My family and I will be relocating to Dubai from Al Ain next month and I was wondering if anyone here could help me find crèches / day care for my 2 yr old toddler. We’re going to be living in the Green Community in Dubai Investment Park and since I would be working (not sure where though, have only started my job search), and my husband studying, Id like a place that could take care of my baby till 7 pm or so. It’d be great if the place was within OR near Green Community.
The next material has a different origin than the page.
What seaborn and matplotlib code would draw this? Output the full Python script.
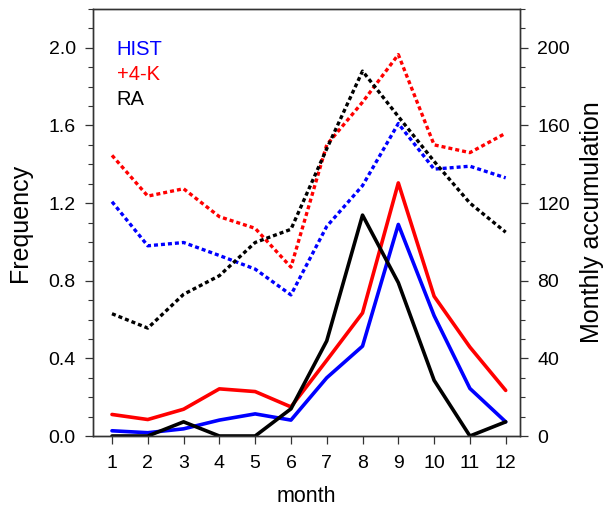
import numpy as np
import pandas as pd
import matplotlib
matplotlib.use("Agg")
import matplotlib.pyplot as plt
from matplotlib.ticker import MultipleLocator
import seaborn as sns

months = list(range(1, 13))
series = ["HIST", "+4-K", "RA"]
colors = {"HIST": "#0000ff", "+4-K": "#ff0000", "RA": "#000000"}

# frequency (left axis, solid)
freq_hist = [0.027, 0.017, 0.037, 0.082, 0.114, 0.082, 0.30, 0.463, 1.09, 0.62, 0.245, 0.073]
freq_4k = [0.111, 0.085, 0.138, 0.243, 0.229, 0.15, 0.39, 0.634, 1.304, 0.72, 0.458, 0.235]
freq_ra = [0.0, 0.0, 0.073, 0.0, 0.0, 0.14, 0.49, 1.138, 0.79, 0.287, 0.0, 0.073]

# monthly accumulation (right axis, dotted)
acc_hist = [120.7, 98, 99.7, 93, 86, 72.7, 108, 129, 161, 137.5, 139, 133]
acc_4k = [144.6, 123.6, 127.4, 113, 107, 87, 150, 172, 196.5, 150, 146, 156]
acc_ra = [63, 55.6, 73, 82.6, 99.7, 106.5, 148, 188, 164.6, 141.5, 120, 105]

freq = pd.DataFrame({"month": months * 3,
                     "value": freq_hist + freq_4k + freq_ra,
                     "run": np.repeat(series, 12)})
acc = pd.DataFrame({"month": months * 3,
                    "value": acc_hist + acc_4k + acc_ra,
                    "run": np.repeat(series, 12)})

sns.set_style("ticks")
plt.rcParams["font.family"] = ["Liberation Sans", "DejaVu Sans"]
plt.rcParams["text.color"] = "black"
plt.rcParams["axes.labelcolor"] = "black"

fig = plt.figure(figsize=(6.06, 5.08), dpi=100)
ax = fig.add_axes([0.1535, 0.1417, 0.7046, 0.8406])
ax2 = ax.twinx()

sns.lineplot(data=acc, x="month", y="value", hue="run", palette=colors,
             hue_order=series, ax=ax2, legend=False, linewidth=2.4,
             dashes=False)
for ln in ax2.lines:
    ln.set_dashes((1.2, 0.9))
sns.lineplot(data=freq, x="month", y="value", hue="run", palette=colors,
             hue_order=series, ax=ax, legend=False, linewidth=2.6)

ax.set_xlim(0.47, 12.4)
ax.set_ylim(0, 2.2)
ax2.set_ylim(0, 220)
ax.set_xticks(months)
ax.yaxis.set_major_locator(MultipleLocator(0.4))
ax.yaxis.set_minor_locator(MultipleLocator(0.1))
ax2.yaxis.set_major_locator(MultipleLocator(40))
ax2.yaxis.set_minor_locator(MultipleLocator(10))
ax.yaxis.set_major_formatter(matplotlib.ticker.FormatStrFormatter("%.1f"))

for a in (ax, ax2):
    a.tick_params(which="major", direction="out", length=5.5, width=0.9,
                  labelsize=14, colors="#333333", labelcolor="black")
    a.tick_params(which="minor", direction="out", length=3.5, width=0.8,
                  colors="#333333")
    for s in a.spines.values():
        s.set_linewidth(1.0)
        s.set_color("#333333")
ax.tick_params(axis="x", pad=8)
ax.tick_params(axis="y", pad=7)
ax2.tick_params(axis="y", pad=7)

ax.set_xlabel("month", fontsize=15.5, labelpad=10)
ax.set_ylabel("Frequency", fontsize=18, labelpad=12)
ax2.set_ylabel("Monthly accumulation", fontsize=18, labelpad=7)

for i, name in enumerate(series):
    ax.text(0.055, 0.906 - i * 0.0585, name, transform=ax.transAxes,
            color=colors[name], fontsize=14.5, va="center", ha="left")

fig.savefig("out.png", dpi=100)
Any suggestions?

Tresa


----------



## MichelleAlison (Aug 25, 2007)

Hi Tresa and welcome to the forum.

I was surprised that although you don't have a job a lined up, you are already searching for day care and for so many hours!

Michelle


----------



## tresaann (Jun 26, 2008)

Michelle thankyou for your reply..
i already have a few offers from some companies..i just need to be sure of creches before i can take up the job.office timings will mostly be 8-6pm or 8-5pm so i will need to look for one accordingly preferably near or around green community


----------



## MichelleAlison (Aug 25, 2007)

tresaann said:


> Michelle thankyou for your reply..
> i already have a few offers from some companies..i just need to be sure of creches before i can take up the job.office timings will mostly be 8-6pm or 8-5pm so i will need to look for one accordingly preferably near or around green community


I understood from your first post that you were job hunting. Anyway good luck and hopefully someone can give you some advice.

Michelle


----------



## Geordie Armani (Jan 24, 2008)

nothing in that area that will do daycare til that late.


----------



## madhavi_inala (Dec 14, 2009)

*Advice*

Hi Tresa,

I am staying in the same area and facing the same problem for finding a creach or day care for my kid.i request you to let me know any if you have found or contact me thry phone xxxxxxx or email me xxxxxxxxxxx

I will be verymuch thankfull to you.

Madhavi


----------



## joker (Jun 21, 2009)

Hi Madhavi,

I do stay at DIP...n luking for a creche for my 2 yrs daughter....lemme knw if u find one...


----------



## CSIGAVER (Nov 17, 2009)

tresaann said:


> Hi
> 
> My family and I will be relocating to Dubai from Al Ain next month and I was wondering if anyone here could help me find crèches / day care for my 2 yr old toddler. We’re going to be living in the Green Community in Dubai Investment Park and since I would be working (not sure where though, have only started my job search), and my husband studying, Id like a place that could take care of my baby till 7 pm or so. It’d be great if the place was within OR near Green Community. Any suggestions?
> 
> Tresa


Check out Raffles International school.. It has a great Montessori program in all the nurseries. Good luck!


----------



## rakheeram (Mar 17, 2010)

joker said:


> Hi Madhavi,
> 
> I do stay at DIP...n luking for a creche for my 2 yrs daughter....lemme knw if u find one...


HI..
EVEN IAM LOOKING FOR A DAYCARE AT dip.. IF ANY THING KINDLY LET ME KNOW ALSO...


----------



## rakheeram (Mar 17, 2010)

madhavi_inala said:


> hi tresa,
> 
> i am staying in the same area and facing the same problem for finding a creach or day care for my kid.i request you to let me know any if you have found or contact me thry phone xxxxxxx or email me xxxxxxxxxxx
> 
> ...


if you have found out any daycare kindly let me also


----------